**Task objective**. Skip the pictures. Copy all the rest of the records down exactly.

*** Records to process ***

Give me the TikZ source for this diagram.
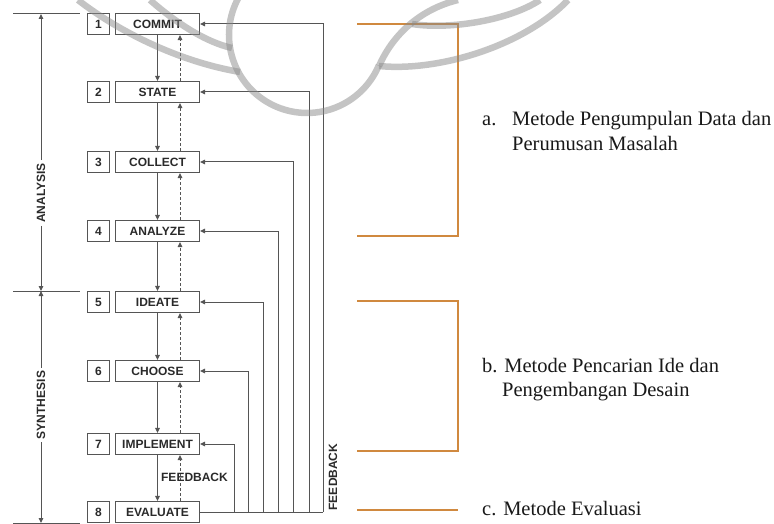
\documentclass[tikz,border=0pt]{standalone}
\usepackage{fontspec}
\newfontfamily\serifx{Liberation Serif}
\newfontfamily\sansx{Liberation Sans}[BoldFont={Liberation Sans Bold}]
\usetikzlibrary{arrows.meta}
\definecolor{ln}{HTML}{555555}
\definecolor{tx}{HTML}{2A2A2A}
\definecolor{org}{HTML}{D0893F}
\definecolor{wm}{HTML}{8A8A8A}
\tikzset{
  boxfont/.style={font=\sansx\bfseries\fontsize{12}{13}\selectfont, text=tx},
  numbox/.style={draw=ln, line width=1.1pt, minimum width=22pt, minimum height=21pt, inner sep=0pt, boxfont},
  namebox/.style={draw=ln, line width=1.1pt, minimum width=84pt, minimum height=21pt, inner sep=0pt, boxfont},
  tip/.style={-{Triangle[length=5pt,width=4.5pt]}},
  conn/.style={draw=ln, line width=1pt, tip},
  dconn/.style={conn, dash pattern=on 3pt off 2pt},
  plain/.style={draw=ln, line width=1pt},
  axlab/.style={boxfont, inner sep=3pt},
  orangeline/.style={draw=org, line width=1.2pt},
  rtext/.style={font=\serifx\fontsize{20.5}{24}\selectfont, text=black!90, inner sep=0pt, anchor=base west},
  wmark/.style={draw=wm, line width=6.5pt, opacity=0.5}
}
\begin{document}
\begin{tikzpicture}[x=1pt, y=-1pt]
\useasboundingbox (0,0) rectangle (774,524);

% step boxes
\foreach \i/\y/\t in {1/24/COMMIT, 2/92/STATE, 3/162/COLLECT, 4/231/ANALYZE, 5/302/IDEATE, 6/371/CHOOSE, 7/444/IMPLEMENT, 8/512/EVALUATE}{
  \node[numbox] (n\i) at (98.5,\y) {\i};
  \node[namebox] (b\i) at (157.5,\y) {\t};
}

% forward arrows and dashed return arrows
\foreach \i/\j in {1/2, 2/3, 3/4, 4/5, 5/6, 6/7, 7/8}{
  \draw[conn] (b\i.south) -- (b\j.north);
  \draw[dconn] ([xshift=22.5pt]b\j.north) -- ([xshift=22.5pt]b\i.south);
}
\node[boxfont, inner sep=0pt] (fbin) at (194.5,477) {FEEDBACK};

% feedback loops
\foreach \i/\x in {1/323, 2/309, 3/293, 4/278, 5/263, 6/248, 7/234}{
  \coordinate (f\i) at (\x,512);
  \draw[conn] (f\i) |- (b\i.east);
}
\draw[plain] (b8.east) -- (f1);
\node[boxfont, inner sep=0pt, rotate=90] (fbout) at (333,477) {FEEDBACK};

% analysis / synthesis axis
\coordinate (atop) at (41,14);
\coordinate (amid) at (41,291);
\coordinate (abot) at (41,523);
\coordinate (h1a) at (13,14);  \coordinate (h1b) at (80,14);
\coordinate (h2a) at (13,291); \coordinate (h2b) at (80,291);
\coordinate (h3a) at (13,523); \coordinate (h3b) at (80,523);
\draw[plain] (h1a) -- (h1b);
\draw[plain] (h2a) -- (h2b);
\draw[plain] (h3a) -- (h3b);
\node[axlab, rotate=90] (ana) at (41,193) {ANALYSIS};
\node[axlab, rotate=90] (syn) at (41,405) {SYNTHESIS};
\draw[conn] (ana.east) -- (atop);
\draw[conn] (ana.west) -- (amid);
\draw[conn] (syn.east) -- (amid);
\draw[conn] (syn.west) -- (abot);

% orange brackets
\coordinate (o1) at (357,24);  \coordinate (o2) at (458,24);
\coordinate (o3) at (458,236); \coordinate (o4) at (357,236);
\coordinate (o5) at (357,301); \coordinate (o6) at (458,301);
\coordinate (o7) at (458,451); \coordinate (o8) at (357,451);
\coordinate (o9) at (357,510); \coordinate (o10) at (458,510);
\draw[orangeline] (o1) -- (o2) -- (o3) -- (o4);
\draw[orangeline] (o5) -- (o6) -- (o7) -- (o8);
\draw[orangeline] (o9) -- (o10);

% right texts
\node[rtext] (ta1) at (482,126) {\makebox[30pt][l]{a.}Metode Pengumpulan Data dan};
\node[rtext] (ta2) at (512,150) {Perumusan Masalah};
\node[rtext] (tb1) at (482,372) {b. Metode Pencarian Ide dan};
\node[rtext] (tb2) at (502,396) {Pengembangan Desain};
\node[rtext] (tc1) at (482,515) {c. Metode Evaluasi};

% watermark
\begin{scope}
  \clip (0,0) rectangle (774,524);
  \draw[wmark] (307,35) ++(148.5:78pt) arc[start angle=148.5, end angle=337, radius=78pt];
  \draw[wmark] (78,0) .. controls (110,25) and (170,60) .. (240,72);
  \draw[wmark] (150,0) .. controls (175,22) and (205,42) .. (232,48);
  \draw[wmark] (379,66) .. controls (395,30) and (425,8) .. (458,0);
  \draw[wmark] (412,24) .. controls (450,30) and (510,20) .. (540,0);
  \draw[wmark] (379,66) .. controls (440,72) and (525,45) .. (568,0);
\end{scope}
\end{tikzpicture}
\end{document}
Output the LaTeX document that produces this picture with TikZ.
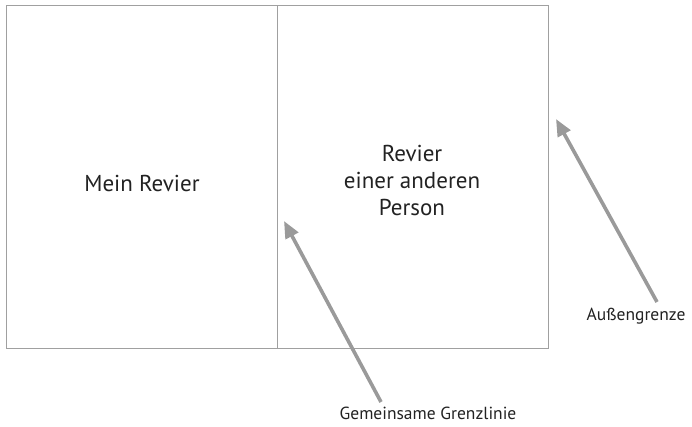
\documentclass[tikz,border=0pt]{standalone}
\usepackage{fontspec}
\setmainfont{PT Sans}
\usetikzlibrary{arrows.meta}
\definecolor{boxgray}{HTML}{A0A0A0}
\definecolor{arrowgray}{HTML}{9A9A9A}
\definecolor{txt}{HTML}{222222}
\begin{document}
\begin{tikzpicture}[x=1pt,y=-1pt,
  area/.style={draw=boxgray,line width=0.9pt},
  pointer/.style={draw=arrowgray,line width=3.6pt,-{Triangle[length=17pt,width=14pt]}},
  bigtext/.style={text=txt,font=\fontsize{23}{27}\selectfont,align=center},
  smalltext/.style={text=txt,font=\fontsize{17.5}{20}\selectfont}]
\useasboundingbox (0,0) rectangle (692,426);
\draw[area] (6,5) rectangle (548,348);
\coordinate (dt) at (277,5);
\coordinate (db) at (277,348);
\draw[area] (dt) -- (db);
\node[bigtext] (mine) at (142,183) {Mein Revier};
\node[bigtext] (other) at (412,180) {Revier\\einer anderen\\Person};
\node[smalltext] (common) at (428,413) {Gemeinsame Grenzlinie};
\node[smalltext] (outer) at (636,316) {Außengrenze};
\coordinate (t1) at (284,221);
\coordinate (s1) at (381,402);
\coordinate (t2) at (556,119);
\coordinate (s2) at (657,302);
\draw[pointer] (s1) -- (t1);
\draw[pointer] (s2) -- (t2);
\end{tikzpicture}
\end{document}
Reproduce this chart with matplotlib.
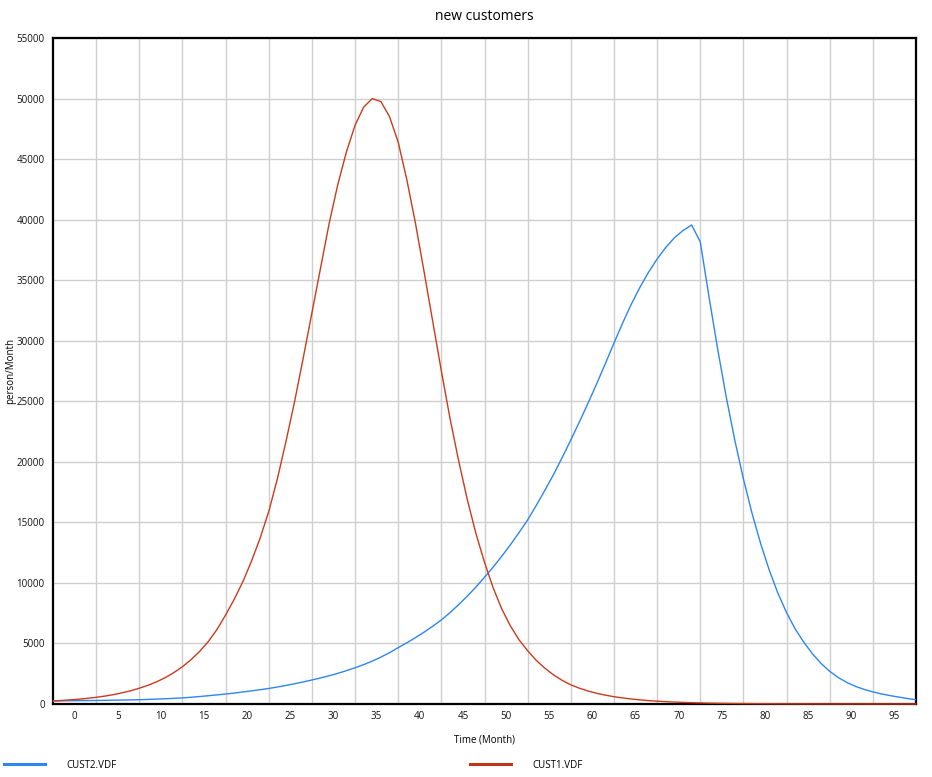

***

**Complete output**.
Give me the TikZ source for this diagram.
\documentclass[tikz,border=0pt]{standalone}
\usepackage{fontspec}
\newfontfamily\serifx{Liberation Serif}
\newfontfamily\sansx{Liberation Sans}[BoldFont={Liberation Sans Bold}]
\usetikzlibrary{arrows.meta}
\definecolor{ln}{HTML}{555555}
\definecolor{tx}{HTML}{2A2A2A}
\definecolor{org}{HTML}{D0893F}
\definecolor{wm}{HTML}{8A8A8A}
\tikzset{
  boxfont/.style={font=\sansx\bfseries\fontsize{12}{13}\selectfont, text=tx},
  numbox/.style={draw=ln, line width=1.1pt, minimum width=22pt, minimum height=21pt, inner sep=0pt, boxfont},
  namebox/.style={draw=ln, line width=1.1pt, minimum width=84pt, minimum height=21pt, inner sep=0pt, boxfont},
  tip/.style={-{Triangle[length=5pt,width=4.5pt]}},
  conn/.style={draw=ln, line width=1pt, tip},
  dconn/.style={conn, dash pattern=on 3pt off 2pt},
  plain/.style={draw=ln, line width=1pt},
  axlab/.style={boxfont, inner sep=3pt},
  orangeline/.style={draw=org, line width=1.2pt},
  rtext/.style={font=\serifx\fontsize{20.5}{24}\selectfont, text=black!90, inner sep=0pt, anchor=base west},
  wmark/.style={draw=wm, line width=6.5pt, opacity=0.5}
}
\begin{document}
\begin{tikzpicture}[x=1pt, y=-1pt]
\useasboundingbox (0,0) rectangle (774,524);

% step boxes
\foreach \i/\y/\t in {1/24/COMMIT, 2/92/STATE, 3/162/COLLECT, 4/231/ANALYZE, 5/302/IDEATE, 6/371/CHOOSE, 7/444/IMPLEMENT, 8/512/EVALUATE}{
  \node[numbox] (n\i) at (98.5,\y) {\i};
  \node[namebox] (b\i) at (157.5,\y) {\t};
}

% forward arrows and dashed return arrows
\foreach \i/\j in {1/2, 2/3, 3/4, 4/5, 5/6, 6/7, 7/8}{
  \draw[conn] (b\i.south) -- (b\j.north);
  \draw[dconn] ([xshift=22.5pt]b\j.north) -- ([xshift=22.5pt]b\i.south);
}
\node[boxfont, inner sep=0pt] (fbin) at (194.5,477) {FEEDBACK};

% feedback loops
\foreach \i/\x in {1/323, 2/309, 3/293, 4/278, 5/263, 6/248, 7/234}{
  \coordinate (f\i) at (\x,512);
  \draw[conn] (f\i) |- (b\i.east);
}
\draw[plain] (b8.east) -- (f1);
\node[boxfont, inner sep=0pt, rotate=90] (fbout) at (333,477) {FEEDBACK};

% analysis / synthesis axis
\coordinate (atop) at (41,14);
\coordinate (amid) at (41,291);
\coordinate (abot) at (41,523);
\coordinate (h1a) at (13,14);  \coordinate (h1b) at (80,14);
\coordinate (h2a) at (13,291); \coordinate (h2b) at (80,291);
\coordinate (h3a) at (13,523); \coordinate (h3b) at (80,523);
\draw[plain] (h1a) -- (h1b);
\draw[plain] (h2a) -- (h2b);
\draw[plain] (h3a) -- (h3b);
\node[axlab, rotate=90] (ana) at (41,193) {ANALYSIS};
\node[axlab, rotate=90] (syn) at (41,405) {SYNTHESIS};
\draw[conn] (ana.east) -- (atop);
\draw[conn] (ana.west) -- (amid);
\draw[conn] (syn.east) -- (amid);
\draw[conn] (syn.west) -- (abot);

% orange brackets
\coordinate (o1) at (357,24);  \coordinate (o2) at (458,24);
\coordinate (o3) at (458,236); \coordinate (o4) at (357,236);
\coordinate (o5) at (357,301); \coordinate (o6) at (458,301);
\coordinate (o7) at (458,451); \coordinate (o8) at (357,451);
\coordinate (o9) at (357,510); \coordinate (o10) at (458,510);
\draw[orangeline] (o1) -- (o2) -- (o3) -- (o4);
\draw[orangeline] (o5) -- (o6) -- (o7) -- (o8);
\draw[orangeline] (o9) -- (o10);

% right texts
\node[rtext] (ta1) at (482,126) {\makebox[30pt][l]{a.}Metode Pengumpulan Data dan};
\node[rtext] (ta2) at (512,150) {Perumusan Masalah};
\node[rtext] (tb1) at (482,372) {b. Metode Pencarian Ide dan};
\node[rtext] (tb2) at (502,396) {Pengembangan Desain};
\node[rtext] (tc1) at (482,515) {c. Metode Evaluasi};

% watermark
\begin{scope}
  \clip (0,0) rectangle (774,524);
  \draw[wmark] (307,35) ++(148.5:78pt) arc[start angle=148.5, end angle=337, radius=78pt];
  \draw[wmark] (78,0) .. controls (110,25) and (170,60) .. (240,72);
  \draw[wmark] (150,0) .. controls (175,22) and (205,42) .. (232,48);
  \draw[wmark] (379,66) .. controls (395,30) and (425,8) .. (458,0);
  \draw[wmark] (412,24) .. controls (450,30) and (510,20) .. (540,0);
  \draw[wmark] (379,66) .. controls (440,72) and (525,45) .. (568,0);
\end{scope}
\end{tikzpicture}
\end{document}
Output the LaTeX document that produces this picture with TikZ.
\documentclass[tikz,border=0pt]{standalone}
\usepackage{fontspec}
\setmainfont{PT Sans}
\usetikzlibrary{arrows.meta}
\definecolor{boxgray}{HTML}{A0A0A0}
\definecolor{arrowgray}{HTML}{9A9A9A}
\definecolor{txt}{HTML}{222222}
\begin{document}
\begin{tikzpicture}[x=1pt,y=-1pt,
  area/.style={draw=boxgray,line width=0.9pt},
  pointer/.style={draw=arrowgray,line width=3.6pt,-{Triangle[length=17pt,width=14pt]}},
  bigtext/.style={text=txt,font=\fontsize{23}{27}\selectfont,align=center},
  smalltext/.style={text=txt,font=\fontsize{17.5}{20}\selectfont}]
\useasboundingbox (0,0) rectangle (692,426);
\draw[area] (6,5) rectangle (548,348);
\coordinate (dt) at (277,5);
\coordinate (db) at (277,348);
\draw[area] (dt) -- (db);
\node[bigtext] (mine) at (142,183) {Mein Revier};
\node[bigtext] (other) at (412,180) {Revier\\einer anderen\\Person};
\node[smalltext] (common) at (428,413) {Gemeinsame Grenzlinie};
\node[smalltext] (outer) at (636,316) {Außengrenze};
\coordinate (t1) at (284,221);
\coordinate (s1) at (381,402);
\coordinate (t2) at (556,119);
\coordinate (s2) at (657,302);
\draw[pointer] (s1) -- (t1);
\draw[pointer] (s2) -- (t2);
\end{tikzpicture}
\end{document}
Reproduce this chart with matplotlib.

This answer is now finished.